Ahead of last year’s historic vote to leave the European Union, then Chancellor George Osborne warned that any such result would lead property prices to fall significantly in the short-term.
In fact, Osborne claimed that any UK departure from the EU could cause UK house prices to fall by as much as 18%. This was good news for many would-be homeowners stuck in the rental market due to affordability issues.
The average price of a UK property at the time of the EU vote meant that Mr Osborne’s prediction meant the average residential property could fall in value by over £50,000, within two years of the vote.
Mr Osborne’s predictions seemed extremely bold, given the housing shortage in the UK – and so it has proved!
Alongside uncertainty, another issue playing a major part in prospective purchaser’s attempts to get onto the property ladder is Stamp Duty. These reforms, introduced by Osborne, have contributed to a slowdown in the market and a sharp fall in property sales in London.
Paul Smith, CEO of haart estate agents, noted: ‘Stamp duty is stunting the mobility of a whole generation. Until Government revises this regressive tax we cannot hope to solve the affordability crisis.’
The Office for National Statistics yesterday released its latest house price data, which showed that the average price of a property in the UK is up by 5.1%, or £11,000, year-on-year.
Of course, these figures suggest that the aforementioned ‘housing crash’ seems very unlikely- bad news for renters holding aspirations of owning their own property.
Stamp Duty is ‘stunting the mobility of an entire generation’
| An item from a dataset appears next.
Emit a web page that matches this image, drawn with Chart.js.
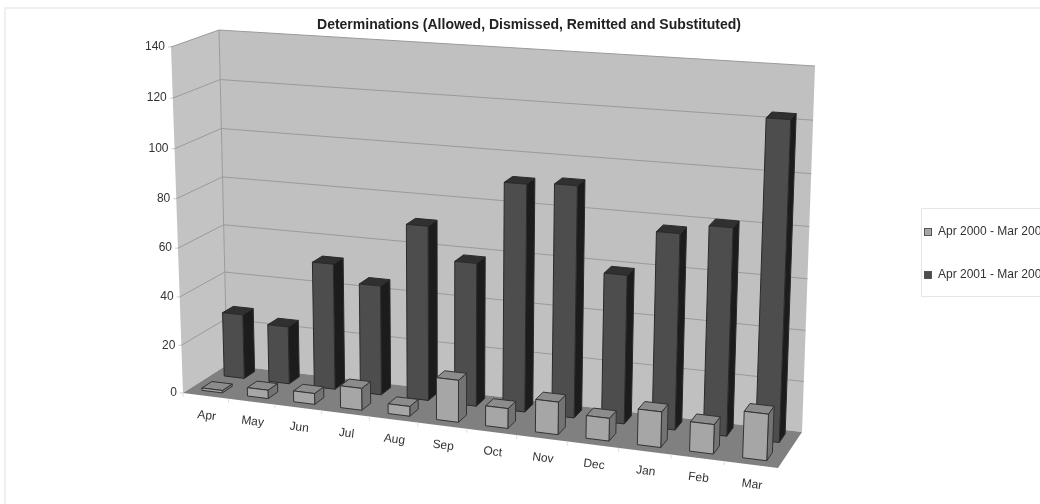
<!DOCTYPE html>
<html>
<head>
<meta charset="utf-8">
<title>Determinations</title>
<script src="https://cdn.jsdelivr.net/npm/chart.js@4/dist/chart.umd.js"></script>
<style>
  html, body { margin: 0; background: #fff; }
  canvas { display: block; }
</style>
</head>
<body>
<canvas id="chart" width="1040" height="504"></canvas>
<script>
// ----- Data -----
const months = ['Apr', 'May', 'Jun', 'Jul', 'Aug', 'Sep', 'Oct', 'Nov', 'Dec', 'Jan', 'Feb', 'Mar'];
const period2000 = [1, 3.5, 4.5, 9, 4, 17, 8, 13, 9, 14, 11.5, 18];
const period2001 = [27, 24, 52, 45, 71, 58, 91, 92, 59, 77, 81, 123];
const yTicks = { min: 0, max: 140, step: 20 };

// ----- Box corners of the 3D plot -----
const FLOOR = [[183, 393], [778, 468], [802, 432], [227, 365]];   // front-left, front-right, back-right, back-left
const CEIL  = [[171, 47], [793, 90], [815, 66], [219, 30]];
const WIDTH_K = 0.912;   // right end is nearer, so months spread out towards it
const HEIGHT_K = 0.96;   // tall end of the box sits a bit closer to the viewer
const FONT = '"Liberation Sans", Arial, sans-serif';

const warp = (t, k) => t * k / (1 + t * (k - 1));

function quadAt(q, u, v) {
  const fx = q[0][0] + (q[1][0] - q[0][0]) * u, fy = q[0][1] + (q[1][1] - q[0][1]) * u;
  const bx = q[3][0] + (q[2][0] - q[3][0]) * u, by = q[3][1] + (q[2][1] - q[3][1]) * u;
  return [fx + (bx - fx) * v, fy + (by - fy) * v];
}

// u = along categories, v = depth (0 front, 1 back), w = height
function project(u, v, w) {
  const uu = warp(u, WIDTH_K), t = warp(w, HEIGHT_K);
  const a = quadAt(FLOOR, uu, v), b = quadAt(CEIL, uu, v);
  return [a[0] + (b[0] - a[0]) * t, a[1] + (b[1] - a[1]) * t];
}

function poly(ctx, pts, fill, stroke, lw) {
  ctx.beginPath();
  pts.forEach((p, i) => (i ? ctx.lineTo(p[0], p[1]) : ctx.moveTo(p[0], p[1])));
  ctx.closePath();
  if (fill) { ctx.fillStyle = fill; ctx.fill(); }
  if (stroke) { ctx.strokeStyle = stroke; ctx.lineWidth = lw || 1; ctx.stroke(); }
}

// Bar controller that keeps the library's bar layout but paints boxes in the projected space
class Box3DController extends Chart.BarController {
  draw() {
    const chart = this.chart, ctx = chart.ctx, area = chart.chartArea;
    const ds = this.getDataset();
    const nu = (px) => (px - area.left) / area.width;
    const nw = (py) => (area.bottom - py) / area.height;
    ctx.save();
    ctx.lineJoin = 'round';
    this.getMeta().data.forEach((el) => {
      const u0 = nu(el.x - el.width / 2), u1 = nu(el.x + el.width / 2);
      const w0 = nw(el.base), w1 = nw(el.y);
      const v0 = ds.depthFrom, v1 = ds.depthTo;
      const front = [project(u0, v0, w0), project(u1, v0, w0), project(u1, v0, w1), project(u0, v0, w1)];
      const side  = [project(u1, v0, w0), project(u1, v1, w0), project(u1, v1, w1), project(u1, v0, w1)];
      const top   = [project(u0, v0, w1), project(u1, v0, w1), project(u1, v1, w1), project(u0, v1, w1)];
      poly(ctx, side, ds.sideColor, ds.borderColor);
      poly(ctx, top, ds.topColor, ds.borderColor);
      poly(ctx, front, ds.backgroundColor, ds.borderColor);
    });
    ctx.restore();
  }
}
Box3DController.id = 'box3d';
Box3DController.defaults = Chart.BarController.defaults;
Box3DController.overrides = Chart.BarController.overrides;
Chart.register(Box3DController);

// Walls, floor and gridlines, painted before the boxes
const wallsPlugin = {
  id: 'walls',
  beforeDatasetsDraw(chart) {
    const ctx = chart.ctx, y = chart.scales.y;
    const area = chart.chartArea;
    const nw = (v) => (area.bottom - y.getPixelForValue(v)) / area.height;
    ctx.save();
    // outer frame, right side runs off the canvas
    ctx.strokeStyle = '#ececec';
    ctx.lineWidth = 1.5;
    ctx.strokeRect(5, 8, 1060, 520);

    poly(ctx, [project(0, 1, 0), project(1, 1, 0), project(1, 1, 1), project(0, 1, 1)], '#c0c0c0');
    poly(ctx, [project(0, 0, 0), project(0, 1, 0), project(0, 1, 1), project(0, 0, 1)], '#c3c3c3');
    poly(ctx, [project(0, 0, 0), project(1, 0, 0), project(1, 1, 0), project(0, 1, 0)], '#808080');

    ctx.strokeStyle = '#9a9a9a';
    ctx.lineWidth = 1;
    y.ticks.forEach((t) => {
      const w = nw(t.value);
      if (t.value === y.min) return;
      const a = project(0, 0, w), b = project(0, 1, w), c = project(1, 1, w);
      ctx.beginPath();
      ctx.moveTo(a[0], a[1]); ctx.lineTo(b[0], b[1]); ctx.lineTo(c[0], c[1]);
      ctx.stroke();
    });
    const b0 = project(0, 1, 0), b1 = project(0, 1, 1);
    ctx.beginPath();
    ctx.moveTo(b0[0], b0[1]); ctx.lineTo(b1[0], b1[1]);
    ctx.stroke();
    ctx.restore();
  }
};

// Axis labels follow the projected front edge; legend box runs off the right side
const labelsPlugin = {
  id: 'labels3d',
  afterDraw(chart) {
    const ctx = chart.ctx, area = chart.chartArea;
    const x = chart.scales.x, y = chart.scales.y;
    ctx.save();

    ctx.fillStyle = '#333333';
    ctx.font = '12px ' + FONT;
    ctx.textAlign = 'right';
    ctx.textBaseline = 'middle';
    y.ticks.forEach((t) => {
      const w = (area.bottom - y.getPixelForValue(t.value)) / area.height;
      const p = project(0, 0, w);
      ctx.strokeStyle = '#cccccc';
      ctx.beginPath();
      ctx.moveTo(p[0] - 3, p[1]); ctx.lineTo(p[0], p[1]);
      ctx.stroke();
      ctx.fillText(t.label, p[0] - 6, p[1]);
    });

    const left = project(0, 0, 0), right = project(1, 0, 0);
    const tilt = Math.atan2(right[1] - left[1], right[0] - left[0]);
    ctx.textAlign = 'center';
    x.getLabels().forEach((label, i) => {
      const u = (x.getPixelForValue(i) - area.left) / area.width;
      const p = project(u, 0, 0);
      const e = project((x.getPixelForValue(i) - x.width / 24 - area.left) / area.width, 0, 0);
      ctx.strokeStyle = '#dddddd';
      ctx.beginPath();
      ctx.moveTo(e[0], e[1]); ctx.lineTo(e[0], e[1] + 4);
      ctx.stroke();
      ctx.save();
      ctx.translate(p[0] + 1, p[1] + 20);
      ctx.rotate(tilt);
      ctx.fillText(label, 0, 0);
      ctx.restore();
    });

    // legend
    ctx.strokeStyle = '#e6e6e6';
    ctx.lineWidth = 1;
    ctx.strokeRect(921.5, 208.5, 130, 88);
    ctx.textAlign = 'left';
    chart.data.datasets.forEach((ds, i) => {
      const ly = 232 + i * 43;
      ctx.fillStyle = ds.backgroundColor;
      ctx.fillRect(925, ly - 3, 6, 6);
      ctx.strokeStyle = '#555';
      ctx.strokeRect(924.5, ly - 3.5, 7, 7);
      ctx.fillStyle = '#333333';
      ctx.fillText(ds.label, 938, ly);
    });
    ctx.restore();
  }
};

new Chart(document.getElementById('chart'), {
  type: 'box3d',
  data: {
    labels: months,
    datasets: [
      {
        label: 'Apr 2000 - Mar 2001',
        data: period2000,
        backgroundColor: '#a6a6a6',
        sideColor: '#737373',
        topColor: '#8c8c8c',
        borderColor: '#333333',
        depthFrom: 0.15,
        depthTo: 0.38
      },
      {
        label: 'Apr 2001 - Mar 2002',
        data: period2001,
        backgroundColor: '#4d4d4d',
        sideColor: '#1c1c1c',
        topColor: '#303030',
        borderColor: '#2a2a2a',
        depthFrom: 0.66,
        depthTo: 0.9
      }
    ]
  },
  options: {
    responsive: false,
    animation: false,
    layout: { padding: { left: 18, top: 16 } },
    datasets: { box3d: { grouped: false, barPercentage: 0.45, categoryPercentage: 1 } },
    scales: {
      x: { type: 'category', display: false, ticks: { autoSkip: false } },
      y: { type: 'linear', display: false, min: yTicks.min, max: yTicks.max, ticks: { stepSize: yTicks.step } }
    },
    plugins: {
      legend: { display: false },
      tooltip: { enabled: false },
      title: {
        display: true,
        text: 'Determinations (Allowed, Dismissed, Remitted and Substituted)',
        color: '#222222',
        font: { family: FONT, size: 14, weight: 'bold' },
        padding: { top: 1, bottom: 4 }
      }
    }
  },
  plugins: [wallsPlugin, labelsPlugin]
});
</script>
</body>
</html>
Continuing, Mr Smith said: ‘How can economists and industry commentators alike claim we are experiencing a Brexit induced downturn in the property market, when the average buyer is having to pay £11,000 more to buy a home than they did in the month of the vote to leave [the EU]?’
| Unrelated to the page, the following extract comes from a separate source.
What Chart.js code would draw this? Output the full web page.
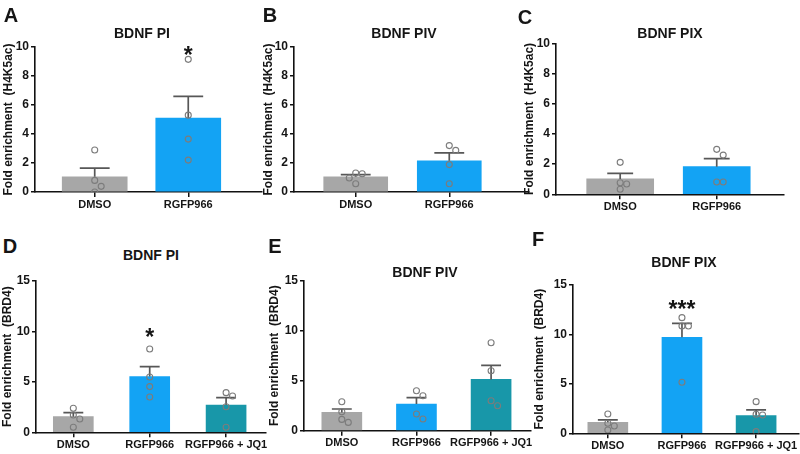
<!DOCTYPE html>
<html><head><meta charset="utf-8">
<script src="https://cdn.jsdelivr.net/npm/chart.js@4.4.1/dist/chart.umd.min.js"></script>
<style>
html,body{margin:0;padding:0;background:#fff;}
body{width:800px;height:454px;position:relative;overflow:hidden;font-family:'Liberation Sans',Arial,Helvetica,sans-serif;}
canvas{position:absolute;}
.t{position:absolute;font-weight:bold;white-space:nowrap;color:#151515;transform:translate(-50%,-50%);line-height:1;}
.ttl{font-size:14px;}
.let{font-size:20px;}
</style></head>
<body>
<script>
// ---------------- DATA ----------------
const categoriesTop = ['DMSO', 'RGFP966'];
const categoriesBottom = ['DMSO', 'RGFP966', 'RGFP966 + JQ1'];
const yTicksTop = [0, 2, 4, 6, 8, 10];
const yTicksBottom = [0, 5, 10, 15];

// A: BDNF PI (H4K5ac)
const meanA = [1.05, 5.1];
const semA = [0.6, 1.5];
const pointsA = [[2.9, 0.8, 0.39, 0.0], [9.15, 5.3, 3.65, 2.2]];
const sigA = ['', '*'];
const sigLevelA = [null, 9.8];

// B: BDNF PIV (H4K5ac)
const meanB = [1.05, 2.15];
const semB = [0.15, 0.55];
const pointsB = [[1.31, 1.26, 0.97, 0.57], [3.2, 2.87, 1.89, 0.57]];
const sigB = ['', ''];
const sigLevelB = [null, null];

// C: BDNF PIX (H4K5ac)
const meanC = [1.02, 1.83];
const semC = [0.37, 0.53];
const pointsC = [[2.12, 0.77, 0.68, 0.33], [2.98, 2.6, 0.82, 0.82]];
const sigC = ['', ''];
const sigLevelC = [null, null];

// D: BDNF PI (BRD4)
const meanD = [1.55, 5.52, 2.71];
const semD = [0.4, 0.99, 0.73];
const pointsD = [[2.38, 1.72, 1.32, 0.5], [8.26, 5.48, 4.53, 3.5], [3.93, 3.6, 2.54, 0.5]];
const sigD = ['', '*', ''];
const sigLevelD = [null, 9.9, null];

// E: BDNF PIV (BRD4)
const meanE = [1.83, 2.67, 5.13];
const semE = [0.34, 0.63, 1.4];
const pointsE = [[2.9, 1.9, 1.13, 0.83], [4.0, 3.5, 1.67, 1.17], [8.8, 6.0, 3.0, 2.5]];
const sigE = ['', '', ''];
const sigLevelE = [null, null, null];

// F: BDNF PIX (BRD4)
const meanF = [1.11, 9.71, 1.79];
const semF = [0.24, 1.41, 0.57];
const pointsF = [[1.95, 1.01, 0.74, 0.34], [11.7, 10.85, 10.85, 5.16], [3.2, 1.92, 1.85, 0.17]];
const sigF = ['', '***', ''];
const sigLevelF = [null, 13.1, null];

// ---------------- STYLE / LAYOUT ----------------
const barColors = ['#a7a7a7', '#13a3f4', '#1897a9'];
const FONT = "'Liberation Sans', Arial, Helvetica, sans-serif";
const INK = '#151515';

const panels = [
  {letter:'A', title:'BDNF PI',  cats:categoriesTop, yt:yTicksTop, ylab:'Fold enrichment  (H4K5ac)',
   mean:meanA, sem:semA, pts:pointsA, sig:sigA, sigLevel:sigLevelA,
   area:{left:35, right:263, top:47, bottom:192}, centers:[95,189], barW:65, capHalf:15,
   yTitleX:9, letterPos:[11,15], titlePos:[142,33]},
  {letter:'B', title:'BDNF PIV', cats:categoriesTop, yt:yTicksTop, ylab:'Fold enrichment  (H4K5ac)',
   mean:meanB, sem:semB, pts:pointsB, sig:sigB, sigLevel:sigLevelB,
   area:{left:294, right:530, top:47, bottom:192}, centers:[356,450], barW:64, capHalf:15,
   yTitleX:269, letterPos:[270,15], titlePos:[404,33]},
  {letter:'C', title:'BDNF PIX', cats:categoriesTop, yt:yTicksTop, ylab:'Fold enrichment  (H4K5ac)',
   mean:meanC, sem:semC, pts:pointsC, sig:sigC, sigLevel:sigLevelC,
   area:{left:556, right:785, top:43.5, bottom:194.3}, centers:[620.5,717.5], barW:67, capHalf:13,
   yTitleX:530, letterPos:[525,17], titlePos:[670,33]},
  {letter:'D', title:'BDNF PI',  cats:categoriesBottom, yt:yTicksBottom, ylab:'Fold enrichment  (BRD4)',
   mean:meanD, sem:semD, pts:pointsD, sig:sigD, sigLevel:sigLevelD,
   area:{left:36, right:267, top:281, bottom:432.3}, centers:[73.5,151.5,227], barW:40, capHalf:10,
   yTitleX:8, letterPos:[10,246], titlePos:[151,255]},
  {letter:'E', title:'BDNF PIV', cats:categoriesBottom, yt:yTicksBottom, ylab:'Fold enrichment  (BRD4)',
   mean:meanE, sem:semE, pts:pointsE, sig:sigE, sigLevel:sigLevelE,
   area:{left:304, right:532, top:280.7, bottom:430.7}, centers:[342,417,492], barW:40, capHalf:10,
   yTitleX:275, letterPos:[275,246], titlePos:[425,272]},
  {letter:'F', title:'BDNF PIX', cats:categoriesBottom, yt:yTicksBottom, ylab:'Fold enrichment  (BRD4)',
   mean:meanF, sem:semF, pts:pointsF, sig:sigF, sigLevel:sigLevelF,
   area:{left:573, right:800, top:285, bottom:433.3}, centers:[608,683,757], barW:40, capHalf:10,
   yTitleX:540, letterPos:[538,239], titlePos:[684,262]}
];

const sigPlugin = {
  id: 'sigStars',
  afterDatasetsDraw(chart, args, opts) {
    const {ctx, scales:{x, y}} = chart;
    const sig = opts.sig || [], lev = opts.level || [];
    ctx.save();
    ctx.fillStyle = INK;
    ctx.font = "bold 23px " + FONT;
    ctx.textAlign = 'center';
    ctx.textBaseline = 'alphabetic';
    sig.forEach((s, i) => {
      if (!s || lev[i] == null) return;
      const px = x.getPixelForValue(i);
      const py = y.getPixelForValue(lev[i]);
      ctx.fillText(s, px, py + 13);
    });
    ctx.restore();
  }
};

function addText(cls, txt, pos) {
  const d = document.createElement('div');
  d.className = 't ' + cls;
  d.textContent = txt;
  d.style.left = pos[0] + 'px';
  d.style.top = pos[1] + 'px';
  document.body.appendChild(d);
}

function makePanel(p) {
  const n = p.cats.length;
  const yMax = p.yt[p.yt.length - 1];
  const a = p.area;
  const pxPerIdx = (p.centers[n - 1] - p.centers[0]) / (n - 1);
  const xMin = -(p.centers[0] - a.left) / pxPerIdx;
  const xMax = (n - 1) + (a.right - p.centers[n - 1]) / pxPerIdx;
  const pxPerUnit = (a.bottom - a.top) / yMax;

  const titleFontSize = 12, lh = titleFontSize * 1.2;
  const cLeft = Math.floor(p.yTitleX - 10);
  const cTop = Math.floor(a.top - 10);
  const xAxisH = 24;
  const cRight = Math.ceil(a.right + 3);
  const cBottom = Math.ceil(a.bottom + xAxisH);
  const cv = document.createElement('canvas');
  cv.width = cRight - cLeft; cv.height = cBottom - cTop;
  cv.style.left = cLeft + 'px'; cv.style.top = cTop + 'px';
  cv.style.width = cv.width + 'px'; cv.style.height = cv.height + 'px';
  document.body.appendChild(cv);
  const padTop = a.top - cTop;
  const padBottom = cBottom - a.bottom - xAxisH;
  const padRight = cRight - a.right;
  const yAxisW = a.left - cLeft;

  // beeswarm-like horizontal spread of points (computed, pixel-collision based)
  const slot = 6.5, rad = 3;
  const scatter = [];
  p.pts.forEach((vals, i) => {
    const placed = [];
    vals.forEach(v => {
      const yp = v * pxPerUnit;
      const tries = [0, 1, -1, 2, -2, 3, -3];
      let off = 0;
      for (const t of tries) {
        const xo = t * slot;
        const hit = placed.some(q => Math.hypot(q[0] - xo, q[1] - yp) < 2 * rad + 0.5);
        if (!hit) { off = xo; break; }
      }
      placed.push([off, yp]);
      scatter.push({x: i + off / pxPerIdx, y: v});
    });
  });

  const capU = p.capHalf / pxPerIdx;
  const err = [];
  p.mean.forEach((m, i) => {
    const top = m + p.sem[i];
    err.push({x:i, y:m}, {x:i, y:top}, {x:i, y:null},
             {x:i - capU, y:top}, {x:i + capU, y:top}, {x:i, y:null});
  });

  const bars = p.mean.map((m, i) => ({x:i, y:m}));

  new Chart(cv, {
    type: 'bar',
    data: {
      datasets: [
        {type:'scatter', data:scatter, order:0, showLine:false,
         pointRadius:rad, pointHoverRadius:rad, pointBorderWidth:1.1,
         pointBorderColor:'#7c7c7c', pointBackgroundColor:'rgba(255,255,255,0)'},
        {type:'line', data:err, order:1, borderColor:'#575757', borderWidth:1.7,
         pointRadius:0, spanGaps:false, tension:0, fill:false},
        {type:'bar', data:bars, order:2, backgroundColor:p.mean.map((_, i) => barColors[i]),
         barThickness:p.barW, borderWidth:0}
      ]
    },
    options: {
      responsive:false, animation:false, devicePixelRatio:1,
      layout:{padding:{left:0, top:padTop, right:padRight, bottom:padBottom}},
      plugins:{legend:{display:false}, tooltip:{enabled:false}, title:{display:false},
               sigStars:{sig:p.sig, level:p.sigLevel}},
      events:[],
      scales:{
        x:{type:'linear', min:xMin, max:xMax, offset:false,
           afterBuildTicks: s => { s.ticks = p.cats.map((c, i) => ({value:i})); },
           afterFit: s => { s.height = xAxisH; },
           ticks:{callback: v => p.cats[v], autoSkip:false, maxRotation:0, minRotation:0,
                  padding:1, color:INK, font:{family:FONT, size:11, weight:'bold'}},
           grid:{display:true, drawOnChartArea:false, drawTicks:true, tickLength:5,
                 color:'#111', lineWidth:1.5, offset:false},
           border:{display:true, color:'#111', width:1.6}},
        y:{type:'linear', min:0, max:yMax,
           afterBuildTicks: s => { s.ticks = p.yt.map(v => ({value:v})); },
           afterFit: s => { s.width = yAxisW; },
           ticks:{padding:2, color:INK, font:{family:FONT, size:12, weight:'bold'}},
           grid:{display:true, drawOnChartArea:false, drawTicks:true, tickLength:4,
                 color:'#111', lineWidth:1.5},
           border:{display:true, color:'#111', width:1.6},
           title:{display:true, text:p.ylab, color:INK,
                  font:{family:FONT, size:titleFontSize, weight:'bold', lineHeight:1.2},
                  padding:{top:10 - lh / 2, bottom:0}}}
      }
    },
    plugins:[sigPlugin]
  });

  addText('ttl', p.title, p.titlePos);
  addText('let', p.letter, p.letterPos);
}

panels.forEach(makePanel);
</script>
</body></html>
‘London experienced weaker house price growth again in July, but it would have done little to relieve aspiring buyers in the region, as the average house price continued to creep up to the half a million pound mark.’
‘Our latest branch data shows that the number of first-time buyers registering in London is down 27% on the year. Salaries simply cannot keep pace even with more subdued growth, and being stuck in a never ending rental trap is becoming the reality for increasing numbers.’.’